The number of sides of polygon = number of diagonals.
For a perfect circle, there will be infinite diagonals. And the length of the diagonal will be equal to the diameter of the circle.
So, we will consider the radius = digonal/2.
Decagon for Calculations

Let us consider this decagon for the explanation and calculation of the 𝞹 (pi) value.
It has 10 sides & 10 diagonals.
Angles (θ) of Polygon

Let us consider the angle between any two diagonals of the polygon as theta(θ).
Theta = 360 / no of sides
for decagon :
θ = 360/ 10
θ = 36°
Consider This Triangle

Let us consider this triangle for the calculation.
Triangles in Polygon

Every polygon has diagonals. So a triangle is formed between two diagonals and the side.
So, we can use this triangle-based method for any polygon to calculate the value of pi.
Triangle for Calculations

This is the triangle to be used for calculation. We have separated it out from polygon. For better visualization and easier calculations.
Specs of Triangle

There is an angle θ theta between two diagonals. The two sides of the triangle can be considered radii because it is equal to the diagonal/2 of the polygon. The other side of the triangle is equal to the edge of the polygon.
Calculating Theta Θ

The values we know are theta, radius, and phi.
To find: base,side
let us consider raduis = 10
θ = 360 / no of sides
for decagon :
θ = 360 / 10
θ = 36°
Calculating Phi Φ
As per the figure shown.

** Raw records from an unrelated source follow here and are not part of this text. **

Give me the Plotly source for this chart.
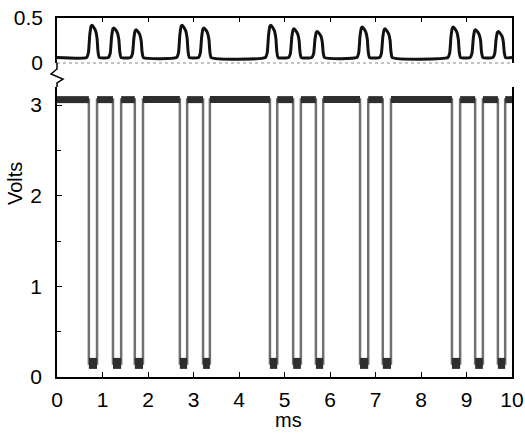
import plotly.graph_objects as go

# ---------------- data ----------------
# lower trace: digital signal, high level with short low pulses (ms)
low_start = [0.70, 1.23, 1.71, 2.70, 3.21, 4.68, 5.19, 5.69, 6.66, 7.16, 8.68, 9.19, 9.69]
low_end   = [0.88, 1.41, 1.89, 2.86, 3.36, 4.84, 5.36, 5.85, 6.84, 7.34, 8.86, 9.36, 9.85]
high_level = 3.06
low_level = 0.15
t_start, t_end = 0.0, 10.0

# upper trace: pulse peak times (ms) and peak voltages (V)
peak_times   = [0.79, 1.27, 1.76, 2.77, 3.25, 4.72, 5.23, 5.74, 6.73, 7.23, 8.73, 9.22, 9.72]
peak_heights = [0.42, 0.39, 0.37, 0.42, 0.39, 0.42, 0.38, 0.35, 0.40, 0.38, 0.40, 0.37, 0.35]
baseline = 0.06

# pulse outline (offset from peak in ms, fraction of pulse amplitude)
pulse_offsets = [-0.14, -0.10, -0.07, -0.04, -0.02, 0.02, 0.06, 0.09, 0.11, 0.14]
pulse_fracs   = [0.0, 0.15, 0.70, 0.97, 1.0, 0.93, 0.82, 0.60, 0.20, 0.0]

x_ticks = [0, 1, 2, 3, 4, 5, 6, 7, 8, 9, 10]
y_ticks_low = [0, 1, 2, 3]
y_ticks_top = [0, 0.5]

# ---------------- build traces ----------------
sx, sy = [t_start], [high_level]
for s, e in zip(low_start, low_end):
    sx += [s, s, e, e]
    sy += [high_level, low_level, low_level, high_level]
sx.append(t_end)
sy.append(high_level)

hx, hy = [], []
edges = [t_start] + [v for pair in zip(low_start, low_end) for v in pair] + [t_end]
for i in range(0, len(edges), 2):
    hx += [edges[i], edges[i + 1], None]
    hy += [high_level, high_level, None]
lx, ly = [], []
for s, e in zip(low_start, low_end):
    lx += [s, e, None]
    ly += [low_level, low_level, None]

px, py = [t_start], [baseline]
for tp, hp in zip(peak_times, peak_heights):
    for o, f in zip(pulse_offsets, pulse_fracs):
        px.append(tp + o)
        py.append(baseline + f * (hp - baseline))
px.append(t_end)
py.append(baseline)

FONT = "Liberation Sans, Arial, Helvetica, sans-serif"
fig = go.Figure()
fig.add_trace(go.Scatter(x=sx, y=sy, mode="lines", xaxis="x", yaxis="y",
                         line=dict(color="#707070", width=2.5), hoverinfo="skip"))
fig.add_trace(go.Scatter(x=hx, y=hy, mode="lines", xaxis="x", yaxis="y",
                         line=dict(color="#2e2e2e", width=7), hoverinfo="skip"))
fig.add_trace(go.Scatter(x=lx, y=ly, mode="lines", xaxis="x", yaxis="y",
                         line=dict(color="#2e2e2e", width=11), hoverinfo="skip"))
fig.add_trace(go.Scatter(x=px, y=py, mode="lines", xaxis="x2", yaxis="y2",
                         line=dict(color="#111111", width=3, shape="spline", smoothing=0.5),
                         hoverinfo="skip"))

axis_common = dict(showgrid=False, zeroline=False, showline=True, linecolor="black",
                   linewidth=1.5, tickcolor="black", tickwidth=1.3, automargin=False,
                   tickfont=dict(family=FONT, size=21, color="black"))

fig.update_layout(
    width=525, height=433,
    margin=dict(l=57, r=13, t=18, b=56, autoexpand=False),
    paper_bgcolor="white", plot_bgcolor="white",
    showlegend=False,
    xaxis=dict(domain=[0, 1], range=[0, 10], anchor="y", tickvals=x_ticks,
               ticks="inside", ticklen=5, ticklabelstandoff=3, **axis_common),
    yaxis=dict(domain=[0, 0.808], range=[0, 3.2], anchor="x", tickvals=y_ticks_low,
               ticks="inside", ticklen=5, mirror=True, ticklabelstandoff=9,
               minor=dict(dtick=0.5, ticks="inside", ticklen=4, tickcolor="black"),
               **axis_common),
    xaxis2=dict(domain=[0, 1], range=[0, 10], anchor="y2", matches="x", side="top",
                tickvals=x_ticks, showticklabels=False, ticks="inside", ticklen=4,
                **axis_common),
    yaxis2=dict(domain=[0.8747, 1], range=[0, 0.5], anchor="x2", tickvals=y_ticks_top,
                ticktext=["0", "0.5"], ticks="", mirror=True, ticklabelstandoff=8,
                **axis_common),
    shapes=[
        dict(type="line", xref="paper", yref="paper", x0=0, x1=1, y0=0.8747, y1=0.8747,
             line=dict(color="#8a8a8a", width=1.2, dash="dot")),
        dict(type="path", xref="paper", yref="paper",
             path="M 0 0.875 L 0 0.858 L -0.0132 0.844 L 0.0132 0.830 L 0 0.819 L 0 0.808",
             line=dict(color="black", width=1.5)),
    ],
    annotations=[
        dict(text="Volts", xref="paper", yref="paper", x=-0.092, y=0.538,
             xanchor="center", yanchor="middle", textangle=-90, showarrow=False,
             font=dict(family=FONT, size=20, color="black")),
        dict(text="ms", xref="paper", yref="paper", x=0.508, y=-0.12,
             xanchor="center", yanchor="middle", showarrow=False,
             font=dict(family=FONT, size=20, color="black")),
    ],
)

fig.write_html("out.html")
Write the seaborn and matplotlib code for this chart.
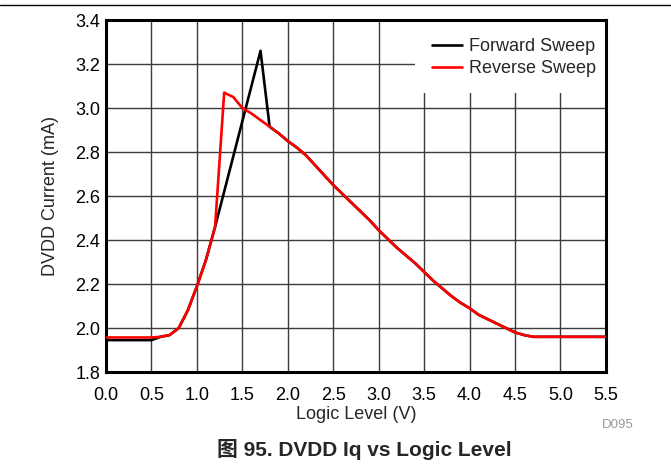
import matplotlib
matplotlib.use("Agg")
import matplotlib.pyplot as plt
import seaborn as sns
import pandas as pd
from matplotlib.lines import Line2D

# logic level sweep (V) and DVDD current (mA)
fwd_v = [0.0, 0.5, 0.6, 0.7, 0.8, 0.9, 1.0, 1.1, 1.2, 1.7, 1.8, 1.9, 2.0, 2.1,
         2.2, 2.3, 2.4, 2.5, 2.6, 2.7, 2.8, 2.9, 3.0, 3.1, 3.2, 3.3, 3.4, 3.5,
         3.6, 3.7, 3.8, 3.9, 4.0, 4.1, 4.2, 4.3, 4.4, 4.5, 4.6, 4.7, 5.0, 5.5]
fwd_i = [1.945, 1.945, 1.96, 1.968, 2.0, 2.08, 2.19, 2.31, 2.46, 3.26, 2.915,
         2.885, 2.85, 2.82, 2.785, 2.74, 2.695, 2.65, 2.61, 2.57, 2.53, 2.49,
         2.445, 2.405, 2.365, 2.33, 2.295, 2.255, 2.215, 2.18, 2.145, 2.115,
         2.09, 2.06, 2.04, 2.02, 2.0, 1.98, 1.968, 1.96, 1.96, 1.96]

rev_v = [0.0, 0.5, 0.6, 0.7, 0.8, 0.9, 1.0, 1.1, 1.2, 1.3, 1.4, 1.5, 1.6, 1.7,
         1.8, 1.9, 2.0, 2.1, 2.2, 2.3, 2.4, 2.5, 2.6, 2.7, 2.8, 2.9, 3.0, 3.1,
         3.2, 3.3, 3.4, 3.5, 3.6, 3.7, 3.8, 3.9, 4.0, 4.1, 4.2, 4.3, 4.4, 4.5,
         4.6, 4.7, 5.0, 5.5]
rev_i = [1.957, 1.957, 1.96, 1.968, 2.0, 2.08, 2.19, 2.31, 2.46, 3.07, 3.05,
         3.0, 2.975, 2.945, 2.915, 2.885, 2.85, 2.82, 2.785, 2.74, 2.695, 2.65,
         2.61, 2.57, 2.53, 2.49, 2.445, 2.405, 2.365, 2.33, 2.295, 2.255, 2.215,
         2.18, 2.145, 2.115, 2.09, 2.06, 2.04, 2.02, 2.0, 1.98, 1.968, 1.96,
         1.96, 1.96]

x_ticks = [0.0, 0.5, 1.0, 1.5, 2.0, 2.5, 3.0, 3.5, 4.0, 4.5, 5.0, 5.5]
y_ticks = [1.8, 2.0, 2.2, 2.4, 2.6, 2.8, 3.0, 3.2, 3.4]

df = pd.concat([
    pd.DataFrame({"v": fwd_v, "i": fwd_i, "sweep": "Forward Sweep"}),
    pd.DataFrame({"v": rev_v, "i": rev_i, "sweep": "Reverse Sweep"}),
])

sns.set_style("white")
plt.rcParams["font.family"] = ["Liberation Sans", "Noto Sans CJK SC", "DejaVu Sans"]

fig = plt.figure(figsize=(6.71, 4.66), dpi=100)
ax = fig.add_axes([0.158, 0.2017, 0.745, 0.7553])

sns.lineplot(data=df, x="v", y="i", hue="sweep", sort=False, estimator=None,
             palette={"Forward Sweep": "black", "Reverse Sweep": "#ff0000"},
             linewidth=1.9, legend=False, ax=ax, zorder=3)

ax.set_xlim(0, 5.5)
ax.set_ylim(1.8, 3.4)
ax.set_xticks(x_ticks)
ax.set_yticks(y_ticks)
ax.set_xticklabels([f"{t:.1f}" for t in x_ticks])
ax.set_yticklabels([f"{t:.1f}" for t in y_ticks])
ax.tick_params(length=0, labelsize=13, colors="black")
ax.tick_params(axis="x", pad=11)
ax.tick_params(axis="y", pad=4)
ax.grid(True, color="#3c3c3c", linewidth=1.0)
ax.set_axisbelow(True)
for s in ax.spines.values():
    s.set_visible(True)
    s.set_color("black")
    s.set_linewidth(2.2)

ax.set_xlabel("Logic Level (V)", fontsize=13, labelpad=1)
ax.set_ylabel("DVDD Current (mA)", fontsize=13, labelpad=12)

handles = [Line2D([], [], color="black", linewidth=1.9),
           Line2D([], [], color="#ff0000", linewidth=1.9)]
leg = ax.legend(handles, ["Forward Sweep", "Reverse Sweep"], loc="upper right",
                bbox_to_anchor=(1.012, 0.994), fontsize=13, frameon=True,
                fancybox=False, framealpha=1, edgecolor="none",
                facecolor="white", handlelength=1.7, handletextpad=0.35,
                labelspacing=0.25, borderpad=0.9, borderaxespad=0.0)
leg.set_zorder(2.4)

fig.add_artist(Line2D([0, 1], [0.989, 0.989], color="black", linewidth=1.0,
                      transform=fig.transFigure))
fig.text(0.921, 0.088, "D095", fontsize=9.5, color="#999999",
         ha="center", va="center")
fig.text(0.543, 0.036, "图 95. DVDD Iq vs Logic Level", fontsize=15,
         fontweight="bold", ha="center", va="center")

fig.savefig("out.png", dpi=100)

The phi value is equal to half of the theta value.
Φ = θ /2
for decagon:
Φ = 36 /2
Φ = 18°
Calculating Base of Triangle
This is a right-angled triangle.
Therefore base = radius x sin(Φ)
for decagon:
base = 10 x sin(18)
base = 3.09016994
Calculating Edge of Polygon

The side length of the polygon is equal to twice the base of the right-angled triangle.
side length = 2 x base
for decagon:
side length = 3.09016994 x 2
side length = 6.18033988
Calculating Perimeter of Polygon

The circle is a polygon with infinite edges.
The perimeter of any polygon = no of sides x length of the side
for decagon:
perimeter = 10 x 6.18033988
perimeter = 61.8033988
Calculating 𝞹 Pi Value
We are considering a circle as a polygon with infinite sides.
So, the perimeter of the polygon is equal to the circumference of the circle.
circumference of circle = 2 x 𝞹 x radius
2 x 𝞹 x radius = no of sided x length of side
𝞹 = (no of side x length of side)/(2 x radius)
That's how we calculated the value of 𝞹.
for decagon:
𝞹 = (10 x length of side)/(2 x 10)
𝞹 = (10 x 6.18033988)/(2 x 10)
𝞹 = 3.09016994
Increasing Sides Reduces Error


In the graph shown above. It is a graph of the 𝞹 pi values calculated versus the number of sides of the polygon used to calculate that value. The more the number of sides the more accurate the value we get approximated to 3.14159.
The table has the values of the number of sides of the polygon and the respective pi value calculated from that figure.
Conclusion
We have successfully calculated the 𝞹 value with the help of trigonometry and polygons.